[EXERCISE] Transcribe the full listing below exactly.

____________________

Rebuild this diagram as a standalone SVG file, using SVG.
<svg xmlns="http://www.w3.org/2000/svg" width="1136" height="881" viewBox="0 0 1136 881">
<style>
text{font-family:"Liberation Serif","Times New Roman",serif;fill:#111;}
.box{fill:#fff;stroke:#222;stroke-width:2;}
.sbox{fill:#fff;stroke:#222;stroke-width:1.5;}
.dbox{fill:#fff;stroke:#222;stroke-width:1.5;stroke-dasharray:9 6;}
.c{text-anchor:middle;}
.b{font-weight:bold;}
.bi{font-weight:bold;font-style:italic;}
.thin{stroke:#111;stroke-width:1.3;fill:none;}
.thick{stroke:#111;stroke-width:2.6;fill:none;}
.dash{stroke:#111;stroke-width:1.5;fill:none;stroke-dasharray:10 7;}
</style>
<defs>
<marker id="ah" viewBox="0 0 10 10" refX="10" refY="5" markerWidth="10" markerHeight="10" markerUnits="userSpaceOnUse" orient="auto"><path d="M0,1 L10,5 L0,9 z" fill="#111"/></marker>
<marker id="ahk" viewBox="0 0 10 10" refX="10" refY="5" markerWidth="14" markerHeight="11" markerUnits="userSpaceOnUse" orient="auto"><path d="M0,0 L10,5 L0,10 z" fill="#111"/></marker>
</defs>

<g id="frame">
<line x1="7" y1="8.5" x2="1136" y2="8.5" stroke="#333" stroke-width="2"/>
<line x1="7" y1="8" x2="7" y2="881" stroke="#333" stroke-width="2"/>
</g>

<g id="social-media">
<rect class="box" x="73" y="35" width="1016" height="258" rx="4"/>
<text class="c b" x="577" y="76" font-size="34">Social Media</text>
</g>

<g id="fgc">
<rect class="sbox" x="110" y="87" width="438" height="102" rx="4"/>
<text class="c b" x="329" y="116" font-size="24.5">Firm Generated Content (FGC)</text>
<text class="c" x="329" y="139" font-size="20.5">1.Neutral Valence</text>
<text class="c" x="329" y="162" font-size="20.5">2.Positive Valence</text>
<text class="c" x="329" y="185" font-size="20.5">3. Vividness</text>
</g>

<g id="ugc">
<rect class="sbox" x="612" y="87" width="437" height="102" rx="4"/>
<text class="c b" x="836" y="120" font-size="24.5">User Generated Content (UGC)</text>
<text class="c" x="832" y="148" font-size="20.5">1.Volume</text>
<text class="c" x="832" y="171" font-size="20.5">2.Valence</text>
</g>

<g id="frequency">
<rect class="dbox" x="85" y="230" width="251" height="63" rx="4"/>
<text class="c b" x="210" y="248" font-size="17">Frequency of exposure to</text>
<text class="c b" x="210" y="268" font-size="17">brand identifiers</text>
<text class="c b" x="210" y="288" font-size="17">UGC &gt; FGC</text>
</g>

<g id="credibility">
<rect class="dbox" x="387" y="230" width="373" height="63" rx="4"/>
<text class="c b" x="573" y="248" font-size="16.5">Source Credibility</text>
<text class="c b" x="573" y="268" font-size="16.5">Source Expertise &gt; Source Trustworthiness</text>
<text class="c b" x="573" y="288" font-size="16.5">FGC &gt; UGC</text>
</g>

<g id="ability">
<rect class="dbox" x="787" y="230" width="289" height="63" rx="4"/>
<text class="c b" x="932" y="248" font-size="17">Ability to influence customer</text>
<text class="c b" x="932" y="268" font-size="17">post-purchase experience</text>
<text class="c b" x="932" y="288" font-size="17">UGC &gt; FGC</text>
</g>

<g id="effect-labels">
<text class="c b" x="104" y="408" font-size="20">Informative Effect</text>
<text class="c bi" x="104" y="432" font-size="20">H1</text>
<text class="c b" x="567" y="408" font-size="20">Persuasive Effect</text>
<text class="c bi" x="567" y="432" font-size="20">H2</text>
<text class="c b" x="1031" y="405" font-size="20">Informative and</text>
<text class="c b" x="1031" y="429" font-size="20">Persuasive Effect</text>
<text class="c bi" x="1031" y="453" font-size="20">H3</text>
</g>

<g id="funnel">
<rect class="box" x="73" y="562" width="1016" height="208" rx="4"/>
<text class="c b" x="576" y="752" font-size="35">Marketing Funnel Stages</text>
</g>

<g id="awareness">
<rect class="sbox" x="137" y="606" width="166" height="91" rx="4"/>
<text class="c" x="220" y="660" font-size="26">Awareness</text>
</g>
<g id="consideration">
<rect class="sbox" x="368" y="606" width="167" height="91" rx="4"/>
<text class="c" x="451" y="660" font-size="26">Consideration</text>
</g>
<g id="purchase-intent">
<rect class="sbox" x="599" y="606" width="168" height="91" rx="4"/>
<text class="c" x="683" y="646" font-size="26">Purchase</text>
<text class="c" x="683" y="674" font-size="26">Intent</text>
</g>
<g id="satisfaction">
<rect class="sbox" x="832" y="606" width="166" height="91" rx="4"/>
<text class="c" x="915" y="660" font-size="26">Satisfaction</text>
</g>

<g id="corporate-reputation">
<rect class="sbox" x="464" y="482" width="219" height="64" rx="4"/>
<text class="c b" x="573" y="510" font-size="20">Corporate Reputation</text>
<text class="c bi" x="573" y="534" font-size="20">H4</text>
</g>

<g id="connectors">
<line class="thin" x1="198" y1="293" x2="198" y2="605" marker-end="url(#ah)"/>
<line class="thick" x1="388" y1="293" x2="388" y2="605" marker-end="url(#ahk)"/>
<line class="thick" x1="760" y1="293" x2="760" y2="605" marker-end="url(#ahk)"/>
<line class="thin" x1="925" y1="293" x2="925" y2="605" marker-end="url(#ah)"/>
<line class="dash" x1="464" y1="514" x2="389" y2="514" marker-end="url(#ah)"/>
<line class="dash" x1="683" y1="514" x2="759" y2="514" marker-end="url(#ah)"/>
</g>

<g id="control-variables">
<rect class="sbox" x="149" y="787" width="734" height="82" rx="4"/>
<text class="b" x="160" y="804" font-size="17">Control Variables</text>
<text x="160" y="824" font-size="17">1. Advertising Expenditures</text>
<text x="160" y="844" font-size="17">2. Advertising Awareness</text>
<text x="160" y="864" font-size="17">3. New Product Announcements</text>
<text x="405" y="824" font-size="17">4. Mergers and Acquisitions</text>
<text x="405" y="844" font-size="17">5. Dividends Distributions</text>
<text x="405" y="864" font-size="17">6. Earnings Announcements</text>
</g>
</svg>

____________________

[EXERCISE ANSWER]
Rebuild this diagram as a standalone SVG file, using SVG.
<svg xmlns="http://www.w3.org/2000/svg" width="1136" height="881" viewBox="0 0 1136 881">
<style>
text{font-family:"Liberation Serif","Times New Roman",serif;fill:#111;}
.box{fill:#fff;stroke:#222;stroke-width:2;}
.sbox{fill:#fff;stroke:#222;stroke-width:1.5;}
.dbox{fill:#fff;stroke:#222;stroke-width:1.5;stroke-dasharray:9 6;}
.c{text-anchor:middle;}
.b{font-weight:bold;}
.bi{font-weight:bold;font-style:italic;}
.thin{stroke:#111;stroke-width:1.3;fill:none;}
.thick{stroke:#111;stroke-width:2.6;fill:none;}
.dash{stroke:#111;stroke-width:1.5;fill:none;stroke-dasharray:10 7;}
</style>
<defs>
<marker id="ah" viewBox="0 0 10 10" refX="10" refY="5" markerWidth="10" markerHeight="10" markerUnits="userSpaceOnUse" orient="auto"><path d="M0,1 L10,5 L0,9 z" fill="#111"/></marker>
<marker id="ahk" viewBox="0 0 10 10" refX="10" refY="5" markerWidth="14" markerHeight="11" markerUnits="userSpaceOnUse" orient="auto"><path d="M0,0 L10,5 L0,10 z" fill="#111"/></marker>
</defs>

<g id="frame">
<line x1="7" y1="8.5" x2="1136" y2="8.5" stroke="#333" stroke-width="2"/>
<line x1="7" y1="8" x2="7" y2="881" stroke="#333" stroke-width="2"/>
</g>

<g id="social-media">
<rect class="box" x="73" y="35" width="1016" height="258" rx="4"/>
<text class="c b" x="577" y="76" font-size="34">Social Media</text>
</g>

<g id="fgc">
<rect class="sbox" x="110" y="87" width="438" height="102" rx="4"/>
<text class="c b" x="329" y="116" font-size="24.5">Firm Generated Content (FGC)</text>
<text class="c" x="329" y="139" font-size="20.5">1.Neutral Valence</text>
<text class="c" x="329" y="162" font-size="20.5">2.Positive Valence</text>
<text class="c" x="329" y="185" font-size="20.5">3. Vividness</text>
</g>

<g id="ugc">
<rect class="sbox" x="612" y="87" width="437" height="102" rx="4"/>
<text class="c b" x="836" y="120" font-size="24.5">User Generated Content (UGC)</text>
<text class="c" x="832" y="148" font-size="20.5">1.Volume</text>
<text class="c" x="832" y="171" font-size="20.5">2.Valence</text>
</g>

<g id="frequency">
<rect class="dbox" x="85" y="230" width="251" height="63" rx="4"/>
<text class="c b" x="210" y="248" font-size="17">Frequency of exposure to</text>
<text class="c b" x="210" y="268" font-size="17">brand identifiers</text>
<text class="c b" x="210" y="288" font-size="17">UGC &gt; FGC</text>
</g>

<g id="credibility">
<rect class="dbox" x="387" y="230" width="373" height="63" rx="4"/>
<text class="c b" x="573" y="248" font-size="16.5">Source Credibility</text>
<text class="c b" x="573" y="268" font-size="16.5">Source Expertise &gt; Source Trustworthiness</text>
<text class="c b" x="573" y="288" font-size="16.5">FGC &gt; UGC</text>
</g>

<g id="ability">
<rect class="dbox" x="787" y="230" width="289" height="63" rx="4"/>
<text class="c b" x="932" y="248" font-size="17">Ability to influence customer</text>
<text class="c b" x="932" y="268" font-size="17">post-purchase experience</text>
<text class="c b" x="932" y="288" font-size="17">UGC &gt; FGC</text>
</g>

<g id="effect-labels">
<text class="c b" x="104" y="408" font-size="20">Informative Effect</text>
<text class="c bi" x="104" y="432" font-size="20">H1</text>
<text class="c b" x="567" y="408" font-size="20">Persuasive Effect</text>
<text class="c bi" x="567" y="432" font-size="20">H2</text>
<text class="c b" x="1031" y="405" font-size="20">Informative and</text>
<text class="c b" x="1031" y="429" font-size="20">Persuasive Effect</text>
<text class="c bi" x="1031" y="453" font-size="20">H3</text>
</g>

<g id="funnel">
<rect class="box" x="73" y="562" width="1016" height="208" rx="4"/>
<text class="c b" x="576" y="752" font-size="35">Marketing Funnel Stages</text>
</g>

<g id="awareness">
<rect class="sbox" x="137" y="606" width="166" height="91" rx="4"/>
<text class="c" x="220" y="660" font-size="26">Awareness</text>
</g>
<g id="consideration">
<rect class="sbox" x="368" y="606" width="167" height="91" rx="4"/>
<text class="c" x="451" y="660" font-size="26">Consideration</text>
</g>
<g id="purchase-intent">
<rect class="sbox" x="599" y="606" width="168" height="91" rx="4"/>
<text class="c" x="683" y="646" font-size="26">Purchase</text>
<text class="c" x="683" y="674" font-size="26">Intent</text>
</g>
<g id="satisfaction">
<rect class="sbox" x="832" y="606" width="166" height="91" rx="4"/>
<text class="c" x="915" y="660" font-size="26">Satisfaction</text>
</g>

<g id="corporate-reputation">
<rect class="sbox" x="464" y="482" width="219" height="64" rx="4"/>
<text class="c b" x="573" y="510" font-size="20">Corporate Reputation</text>
<text class="c bi" x="573" y="534" font-size="20">H4</text>
</g>

<g id="connectors">
<line class="thin" x1="198" y1="293" x2="198" y2="605" marker-end="url(#ah)"/>
<line class="thick" x1="388" y1="293" x2="388" y2="605" marker-end="url(#ahk)"/>
<line class="thick" x1="760" y1="293" x2="760" y2="605" marker-end="url(#ahk)"/>
<line class="thin" x1="925" y1="293" x2="925" y2="605" marker-end="url(#ah)"/>
<line class="dash" x1="464" y1="514" x2="389" y2="514" marker-end="url(#ah)"/>
<line class="dash" x1="683" y1="514" x2="759" y2="514" marker-end="url(#ah)"/>
</g>

<g id="control-variables">
<rect class="sbox" x="149" y="787" width="734" height="82" rx="4"/>
<text class="b" x="160" y="804" font-size="17">Control Variables</text>
<text x="160" y="824" font-size="17">1. Advertising Expenditures</text>
<text x="160" y="844" font-size="17">2. Advertising Awareness</text>
<text x="160" y="864" font-size="17">3. New Product Announcements</text>
<text x="405" y="824" font-size="17">4. Mergers and Acquisitions</text>
<text x="405" y="844" font-size="17">5. Dividends Distributions</text>
<text x="405" y="864" font-size="17">6. Earnings Announcements</text>
</g>
</svg>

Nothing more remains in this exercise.